Established as a homeland for India’s Muslims in 1947, Pakistan has had a tumultuous history that has unfolded in the vortex of dire regional and international conflicts. Beset by assassinations, coups, ethnic strife, and the breakaway of Bangladesh in 1971, the country has found itself too often contending with religious extremism and military authoritarianism. Now, in a probing biography of her native land amid the throes of global change, Ayesha Jalal provides an insider’s assessment of how this nuclear-armed Muslim nation evolved as it did and explains why its dilemmas weigh so heavily on prospects for peace in the region.
Attentive to Pakistan’s external relations as well as its internal dynamics, Jalal shows how the vexed relationship with the United States, border disputes with Afghanistan in the west, and the conflict with India over Kashmir in the east have played into the hands of the generals who purchased security at the cost of strong democratic institutions. Combined with domestic ethnic and regional rivalries, such pressures have created a siege mentality that encourages military domination and militant extremism.

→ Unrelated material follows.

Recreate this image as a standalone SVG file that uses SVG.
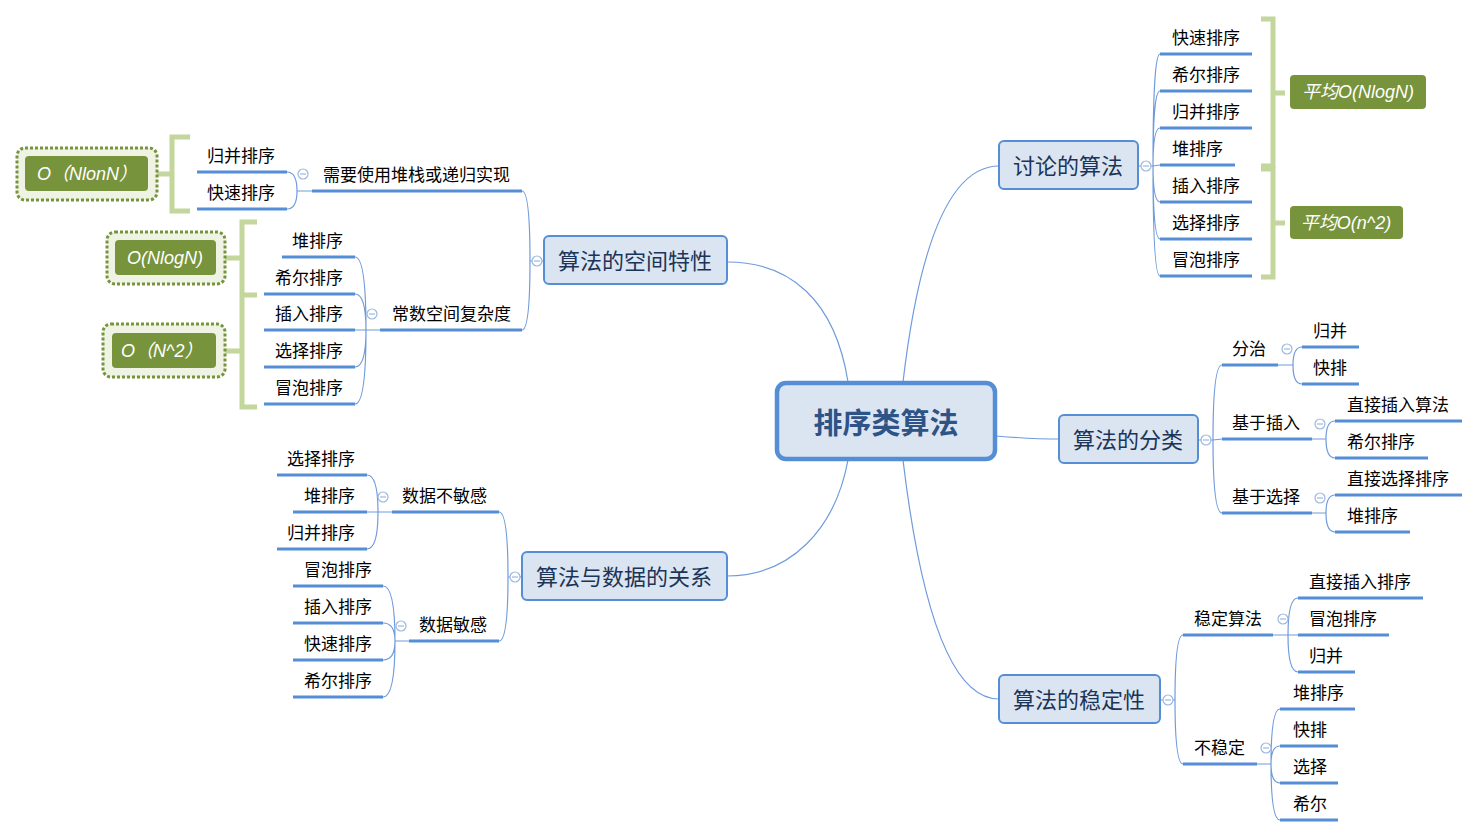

Since 9/11, the country has been widely portrayed as a breeding ground for Islamic terrorism. Assessing the threats posed by Al-Qaeda and the Taliban as American troops withdraw from Afghanistan, Jalal contends that the battle for Pakistan’s soul is far from over. Her definitive biography reveals how pluralism and democracy continue to struggle for a place in this Muslim homeland, where they are so essential to its future.